Reconciliar dinero y deseo auténtico

Reconectar con el verdadero deseo económico implica desactivar los automatismos simbólicos. No se trata de dejar de consumir, sino de revisar la historia que contamos a través del consumo.

Algunas preguntas útiles son:
— ¿Este gasto refleja algo que realmente quiero o lo que quiero mostrar?
— ¿Qué emoción busco al comprar o al ahorrar?
— ¿Qué simboliza para mí el dinero: seguridad, amor, éxito, libertad?

Responderlas no requiere juicio, sino observación. El objetivo es transformar el dinero en un medio consciente de expresión, no en una máscara.

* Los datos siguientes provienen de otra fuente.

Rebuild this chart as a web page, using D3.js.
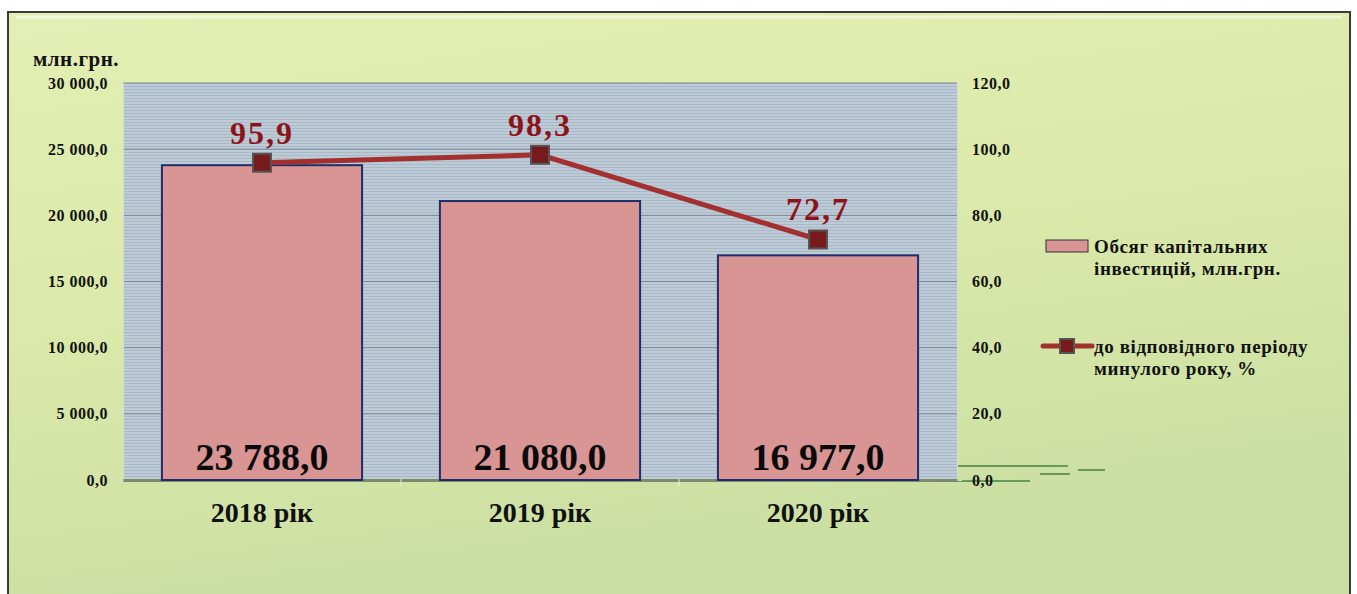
<!DOCTYPE html>
<html>
<head>
<meta charset="utf-8">
<script src="https://cdn.jsdelivr.net/npm/d3@7"></script>
<style>
  body { margin: 0; background: #fff; }
  text { font-family: "Liberation Serif", "Times New Roman", serif; font-weight: bold; }
</style>
</head>
<body>
<div id="chart"></div>
<script>
var years = ["2018 рік", "2019 рік", "2020 рік"];
var invest = [23788.0, 21080.0, 16977.0];
var pct = [95.9, 98.3, 72.7];
var leftTicks = [0, 5000, 10000, 15000, 20000, 25000, 30000];
var rightTicks = [0, 20, 40, 60, 80, 100, 120];
var legendNames = ["Обсяг капітальних|інвестицій,  млн.грн.", "до відповідного періоду|минулого року,  %"];

var W = 1357, H = 594;
var plot = { left: 123, right: 957, top: 83, bottom: 480 };

// number format like "23 788,0"
function fmt(v) {
  var s = v.toFixed(1).split(".");
  var ip = s[0].replace(/\B(?=(\d{3})+(?!\d))/g, " ");
  return ip + "," + s[1];
}

var svg = d3.select("#chart").append("svg")
  .attr("width", W)
  .attr("height", H);

var defs = svg.append("defs");

var bg = defs.append("linearGradient").attr("id", "bg")
  .attr("x1", 0).attr("y1", 0).attr("x2", 0.3).attr("y2", 1);
bg.append("stop").attr("offset", "0%").attr("stop-color", "#e3efb4");
bg.append("stop").attr("offset", "50%").attr("stop-color", "#dbe9aa");
bg.append("stop").attr("offset", "100%").attr("stop-color", "#cbdfa2");

var stripes = defs.append("pattern").attr("id", "stripes")
  .attr("patternUnits", "userSpaceOnUse")
  .attr("width", 10).attr("height", 3);
stripes.append("rect").attr("width", 10).attr("height", 3).attr("fill", "#bdcbd7");
stripes.append("rect").attr("y", 2).attr("width", 10).attr("height", 1).attr("fill", "#aab9c7");

// frame
svg.append("rect")
  .attr("x", 8).attr("y", 12)
  .attr("width", 1342).attr("height", 590)
  .attr("fill", "url(#bg)")
  .attr("stroke", "#3a3a3a")
  .attr("stroke-width", 2);
svg.append("line")
  .attr("x1", 16).attr("x2", 1342).attr("y1", 17).attr("y2", 17)
  .attr("stroke", "#f4f8e4").attr("stroke-width", 3).attr("opacity", 0.8);

// decorative green strokes near bottom right
var deco = [[957, 1068, 466], [957, 1030, 481], [1040, 1070, 474], [1078, 1105, 470]];
svg.append("g")
  .selectAll("line")
  .data(deco)
  .enter()
  .append("line")
  .attr("x1", function(d) { return d[0]; })
  .attr("x2", function(d) { return d[1]; })
  .attr("y1", function(d) { return d[2]; })
  .attr("y2", function(d) { return d[2]; })
  .attr("stroke", "#4f8a4a").attr("stroke-width", 2).attr("opacity", 0.8);

var x = d3.scaleBand()
  .domain(years)
  .range([plot.left, plot.right])
  .padding(0);
var barW = x.bandwidth() * 0.72;

var yL = d3.scaleLinear().domain([0, 30000]).range([plot.bottom, plot.top]);
var yR = d3.scaleLinear().domain([0, 120]).range([plot.bottom, plot.top]);

// plot area
svg.append("rect")
  .attr("x", plot.left).attr("y", plot.top)
  .attr("width", plot.right - plot.left)
  .attr("height", plot.bottom - plot.top)
  .attr("fill", "url(#stripes)");

// grid
svg.append("g")
  .selectAll("line")
  .data(leftTicks)
  .enter()
  .append("line")
  .attr("x1", plot.left).attr("x2", plot.right)
  .attr("y1", function(d) { return yL(d); })
  .attr("y2", function(d) { return yL(d); })
  .attr("stroke", "#7d8a96")
  .attr("stroke-width", 1);

// left axis
var axL = svg.append("g")
  .attr("transform", "translate(" + plot.left + ",0)")
  .call(d3.axisLeft(yL).tickValues(leftTicks).tickSize(5).tickPadding(10).tickFormat(fmt));
axL.select(".domain").attr("stroke", "#d8dccc");
axL.selectAll(".tick line").attr("stroke", "#d8dccc");
axL.selectAll("text").attr("font-size", 16).attr("fill", "#111")
  .attr("letter-spacing", 0.5)
  .style("font-family", "Liberation Serif").style("font-weight", "bold");

// right axis
var axR = svg.append("g")
  .attr("transform", "translate(" + plot.right + ",0)")
  .call(d3.axisRight(yR).tickValues(rightTicks).tickSize(5).tickPadding(10).tickFormat(fmt));
axR.select(".domain").attr("stroke", "#d8dccc");
axR.selectAll(".tick line").attr("stroke", "#d8dccc");
axR.selectAll("text").attr("font-size", 16).attr("fill", "#111")
  .attr("letter-spacing", 0.5)
  .style("font-family", "Liberation Serif").style("font-weight", "bold");

// bottom axis
var axB = svg.append("g")
  .attr("transform", "translate(0," + plot.bottom + ")")
  .call(d3.axisBottom(x).tickSize(0).tickPadding(22));
axB.select(".domain").attr("stroke", "#7f8a6a").attr("stroke-width", 3);
axB.selectAll("text").attr("font-size", 28).attr("fill", "#111")
  .style("font-family", "Liberation Serif").style("font-weight", "bold");
svg.append("g")
  .selectAll("line")
  .data(years.slice(1))
  .enter()
  .append("line")
  .attr("x1", function(d) { return x(d); })
  .attr("x2", function(d) { return x(d); })
  .attr("y1", plot.bottom - 1).attr("y2", plot.bottom + 6)
  .attr("stroke", "#eef2e0").attr("stroke-width", 1);

svg.append("text")
  .attr("x", 33).attr("y", 66)
  .attr("font-size", 21)
  .attr("letter-spacing", 0.5)
  .attr("fill", "#111")
  .text("млн.грн.");

// bars
svg.append("g")
  .selectAll("rect")
  .data(invest)
  .enter()
  .append("rect")
  .attr("x", function(d, i) { return x(years[i]) + (x.bandwidth() - barW) / 2; })
  .attr("y", function(d) { return yL(d); })
  .attr("width", barW)
  .attr("height", function(d) { return plot.bottom - yL(d); })
  .attr("fill", "#d99594")
  .attr("stroke", "#1f2d6a")
  .attr("stroke-width", 2);

svg.append("g")
  .selectAll("text")
  .data(invest)
  .enter()
  .append("text")
  .attr("x", function(d, i) { return x(years[i]) + x.bandwidth() / 2; })
  .attr("y", plot.bottom - 10)
  .attr("text-anchor", "middle")
  .attr("font-size", 38)
  .attr("fill", "#0a0a0a")
  .text(function(d) { return fmt(d); });

// line
var line = d3.line()
  .x(function(d, i) { return x(years[i]) + x.bandwidth() / 2; })
  .y(function(d) { return yR(d); });

svg.append("path")
  .datum(pct)
  .attr("d", line)
  .attr("fill", "none")
  .attr("stroke", "#a3302f")
  .attr("stroke-width", 5);

svg.append("g")
  .selectAll("rect")
  .data(pct)
  .enter()
  .append("rect")
  .attr("x", function(d, i) { return x(years[i]) + x.bandwidth() / 2 - 9; })
  .attr("y", function(d) { return yR(d) - 9; })
  .attr("width", 18)
  .attr("height", 18)
  .attr("fill", "#761a1b")
  .attr("stroke", "#555")
  .attr("stroke-width", 2);

svg.append("g")
  .selectAll("text")
  .data(pct)
  .enter()
  .append("text")
  .attr("x", function(d, i) { return x(years[i]) + x.bandwidth() / 2; })
  .attr("y", function(d) { return yR(d) - 19; })
  .attr("text-anchor", "middle")
  .attr("font-size", 32)
  .attr("letter-spacing", 2)
  .attr("fill", "#8c1419")
  .text(function(d) { return fmt(d); });

// legend
var lg = svg.append("g").attr("transform", "translate(1046,0)");
lg.append("rect")
  .attr("x", 0).attr("y", 240)
  .attr("width", 42).attr("height", 12)
  .attr("fill", "#d99594")
  .attr("stroke", "#333").attr("stroke-width", 1);
lg.append("line")
  .attr("x1", -3).attr("x2", 46).attr("y1", 346).attr("y2", 346)
  .attr("stroke", "#a3302f").attr("stroke-width", 5)
  .attr("stroke-linecap", "round");
lg.append("rect")
  .attr("x", 14).attr("y", 339)
  .attr("width", 14).attr("height", 14)
  .attr("fill", "#761a1b")
  .attr("stroke", "#555").attr("stroke-width", 2);

var legendY = [253, 353];
legendNames.forEach(function(name, i) {
  var t = lg.append("text")
    .attr("x", 48).attr("y", legendY[i])
    .attr("font-size", 19)
    .attr("letter-spacing", 0.6)
    .attr("fill", "#111");
  name.split("|").forEach(function(part, j) {
    t.append("tspan")
      .attr("x", 48)
      .attr("dy", j === 0 ? 0 : 22)
      .text(part);
  });
});
</script>
</body>
</html>
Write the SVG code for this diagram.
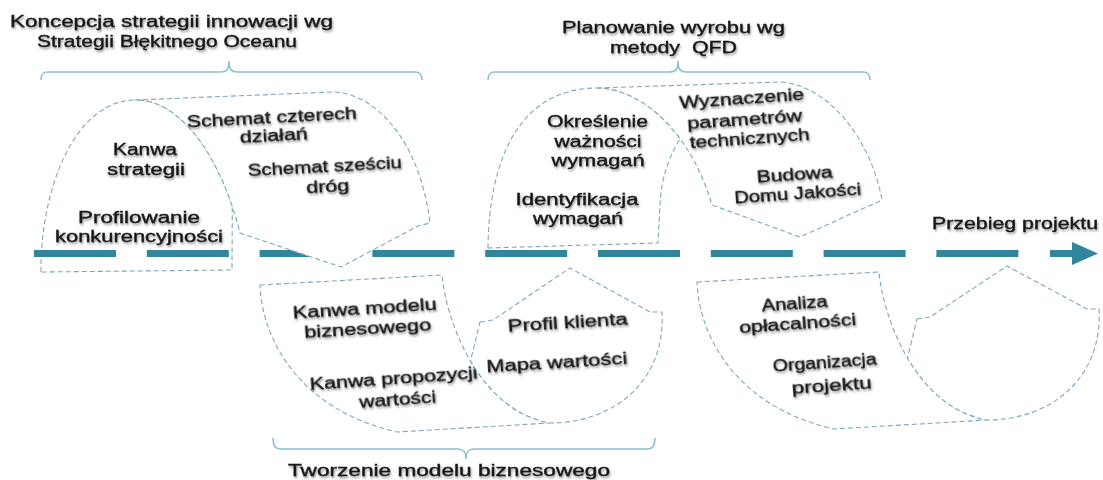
<svg xmlns="http://www.w3.org/2000/svg" width="1103" height="480" viewBox="0 0 1103 480">
<style>
.shape{fill:#fff;stroke:#7ea8ba;stroke-width:1.1;stroke-dasharray:5 3}
.brace{fill:none;stroke:#8cbfd3;stroke-width:1.6}
.axis{fill:none;stroke:#31859c;stroke-width:7;stroke-dasharray:82 30.8}
.head{fill:#31859c}
text{font-family:"Liberation Sans",Arial,sans-serif;font-size:16px;fill:#151515;stroke:#151515;stroke-width:0.35;text-anchor:middle;filter:url(#sh)}
</style>
<defs>
<filter id="sh" x="-10%" y="-40%" width="120%" height="180%">
<feGaussianBlur in="SourceAlpha" stdDeviation="1.2" result="b"/>
<feOffset in="b" dx="1" dy="1.5" result="o"/>
<feFlood flood-color="#000" flood-opacity="0.4"/>
<feComposite in2="o" operator="in" result="s"/>
<feMerge><feMergeNode in="s"/><feMergeNode in="SourceGraphic"/></feMerge>
</filter>
</defs>
<rect width="1103" height="480" fill="#fff"/>

<g id="phase-blue-ocean">
<path class="brace" d="M41,80 C41,74 43,72 48,72 L221,72 C226,72 229,70 229,61 C229,70 232,72 237,72 L415,72 C420,72 422,74 422,80"/>
<text x="171.5" y="27" textLength="323" lengthAdjust="spacingAndGlyphs">Koncepcja strategii innowacji wg</text>
<text x="167" y="47" textLength="260" lengthAdjust="spacingAndGlyphs">Strategii Błękitnego Oceanu</text>
</g>
<g id="phase-qfd">
<path class="brace" d="M488,80 C488,74 490,72 495,72 L670,72 C675,72 678,70 678,61 C678,70 681,72 686,72 L863,72 C868,72 870,74 870,80"/>
<text x="673.5" y="33" textLength="223" lengthAdjust="spacingAndGlyphs">Planowanie wyrobu wg</text>
<text x="673.5" y="53" textLength="127" lengthAdjust="spacingAndGlyphs" xml:space="preserve">metody  QFD</text>
</g>
<g id="phase-business-model">
<path class="brace" d="M273,438 C273,445 275,449 280,449 L458,449 C463,449 466,451 466,459 C466,451 469,449 474,449 L648,449 C653,449 655,445 655,438"/>
<text x="449" y="476" textLength="322" lengthAdjust="spacingAndGlyphs">Tworzenie modelu biznesowego</text>
</g>

<g id="kanwa-strategii">
<path class="shape" d="M41,272 C40,195 72,101 135,100 C176.1,99.1 211.9,145.7 232.3,206.3 L232,270 Z"/>
<text x="145" y="155" textLength="64" lengthAdjust="spacingAndGlyphs">Kanwa</text>
<text x="146" y="175" textLength="78" lengthAdjust="spacingAndGlyphs">strategii</text>
<text x="139" y="223" textLength="122" lengthAdjust="spacingAndGlyphs">Profilowanie</text>
<text x="139" y="242" textLength="168" lengthAdjust="spacingAndGlyphs">konkurencyjności</text>
</g>

<g id="okreslenie-wymagan">
<path class="shape" d="M488,248 C489,150 525,88 597,88 C625,88 655.9,105.8 680.1,138.8 C668,158 661,180 660,205 L658,243 Z"/>
<text x="597.5" y="127" textLength="101" lengthAdjust="spacingAndGlyphs">Określenie</text>
<text x="598" y="147" textLength="87" lengthAdjust="spacingAndGlyphs">ważności</text>
<text x="598" y="166" textLength="93" lengthAdjust="spacingAndGlyphs">wymagań</text>
<text x="577" y="205" textLength="123" lengthAdjust="spacingAndGlyphs">Identyfikacja</text>
<text x="578" y="224" textLength="90" lengthAdjust="spacingAndGlyphs">wymagań</text>
</g>
<g id="dom-jakosci">
<path class="shape" d="M597,88 L780,82 C825,84 870,135 882,200 L800,237 L712,205 C690,130 640,88 597,88 Z"/>
<text x="742" y="104" textLength="125" lengthAdjust="spacingAndGlyphs" transform="rotate(-4 742 104)">Wyznaczenie</text>
<text x="745" y="125" textLength="115" lengthAdjust="spacingAndGlyphs" transform="rotate(-4 745 125)">parametrów</text>
<text x="750" y="144" textLength="120" lengthAdjust="spacingAndGlyphs" transform="rotate(-4 750 144)">technicznych</text>
<text x="795" y="180" textLength="76" lengthAdjust="spacingAndGlyphs" transform="rotate(-4 795 180)">Budowa</text>
<text x="798" y="199" textLength="127" lengthAdjust="spacingAndGlyphs" transform="rotate(-4 798 199)">Domu Jakości</text>
</g>

<g id="kanwa-modelu">
<path class="shape" d="M260,285 L442,275 C446,320 478,410 550,423 L397,432 C300,410 262,340 260,285 Z"/>
<text x="365" y="314" textLength="144" lengthAdjust="spacingAndGlyphs" transform="rotate(-3.5 365 314)">Kanwa modelu</text>
<text x="368" y="334" textLength="127" lengthAdjust="spacingAndGlyphs" transform="rotate(-3.5 368 334)">biznesowego</text>
<text x="394" y="384" textLength="168" lengthAdjust="spacingAndGlyphs" transform="rotate(-4 394 384)">Kanwa propozycji</text>
<text x="398" y="405" textLength="77" lengthAdjust="spacingAndGlyphs" transform="rotate(-4 398 405)">wartości</text>
</g>
<g id="profil-klienta">
<path class="shape" d="M480,322 L493,320 L570,268 L650,312 L662,312 C666,380 615,423 550,423 C514,416.5 488,390.75 470.5,361 Z"/>
<text x="568" y="328" textLength="120" lengthAdjust="spacingAndGlyphs" transform="rotate(-3.5 568 328)">Profil klienta</text>
<text x="557" y="368" textLength="141" lengthAdjust="spacingAndGlyphs" transform="rotate(-3.5 557 368)">Mapa wartości</text>
</g>

<g id="analiza-oplacalnosci">
<path class="shape" d="M697,282 L879,272 C883,317 915,407 987,420 L834,429 C737,407 699,337 697,282 Z"/>
<text x="795" y="309" textLength="66" lengthAdjust="spacingAndGlyphs" transform="rotate(-4 795 309)">Analiza</text>
<text x="798" y="329" textLength="117" lengthAdjust="spacingAndGlyphs" transform="rotate(-4 798 329)">opłacalności</text>
<text x="825" y="368" textLength="104" lengthAdjust="spacingAndGlyphs" transform="rotate(-4 825 368)">Organizacja</text>
<text x="832" y="391" textLength="80" lengthAdjust="spacingAndGlyphs" transform="rotate(-4 832 391)">projektu</text>
</g>
<g id="organizacja-projektu">
<path class="shape" d="M917,319 L930,317 L1007,266 L1087,309 L1099,309 C1103,377 1052,420 987,420 C951,413.5 925,387.75 907.5,358 Z"/>
</g>

<g id="connectors">
<line class="axis" x1="34" y1="253.5" x2="1020" y2="253.5"/>
<line x1="1050" y1="253.5" x2="1074" y2="253.5" stroke="#31859c" stroke-width="7"/>
<polygon class="head" points="1072,242 1098,253.5 1072,265"/>
<text x="1015" y="229" textLength="166" lengthAdjust="spacingAndGlyphs">Przebieg projektu</text>
</g>

<g id="schemat-dzialan">
<path class="shape" d="M135,100 L333,92 C375,93 420,140 430,223 L418,226 L341,267 L240,233 C222,160 182,99 135,100 Z"/>
<text x="272" y="123" textLength="170" lengthAdjust="spacingAndGlyphs" transform="rotate(-3 272 123)">Schemat czterech</text>
<text x="274" y="141" textLength="68" lengthAdjust="spacingAndGlyphs" transform="rotate(-3 274 141)">działań</text>
<text x="325" y="172" textLength="154" lengthAdjust="spacingAndGlyphs" transform="rotate(-3 325 172)">Schemat sześciu</text>
<text x="328" y="192" textLength="43" lengthAdjust="spacingAndGlyphs" transform="rotate(-3 328 192)">dróg</text>
</g>
</svg>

También es clave cultivar una identidad no dependiente del consumo. Cuando el valor personal no se mide en posesiones, el dinero se libera de la carga simbólica. Entonces se vuelve lo que siempre debió ser: una herramienta para amplificar la vida, no para justificarla.


Conclusión: el dinero como lenguaje del alma

El dinero no solo paga cuentas; traduce emociones, deseos y miedos. Es un lenguaje silencioso con el que expresamos quiénes somos, incluso cuando no lo sabemos. Por eso, cambiar la relación con el dinero no consiste solo en aprender a gestionarlo, sino en aprender a escucharlo.

Detrás de cada gasto hay una historia. Detrás de cada ahorro, una emoción. Y detrás de cada deuda, un deseo no atendido. Comprender el valor simbólico del dinero nos permite romper el ciclo de consumo inconsciente y empezar a gastar en lo que realmente queremos: experiencias, vínculos y propósitos que reflejan nuestra verdad.

Porque, al final, el dinero no habla de economía, sino de humanidad. Es el espejo más nítido de nuestras aspiraciones y contradicciones, el símbolo más poderoso de lo que valoramos… o de lo que aún no nos atrevemos a valorar.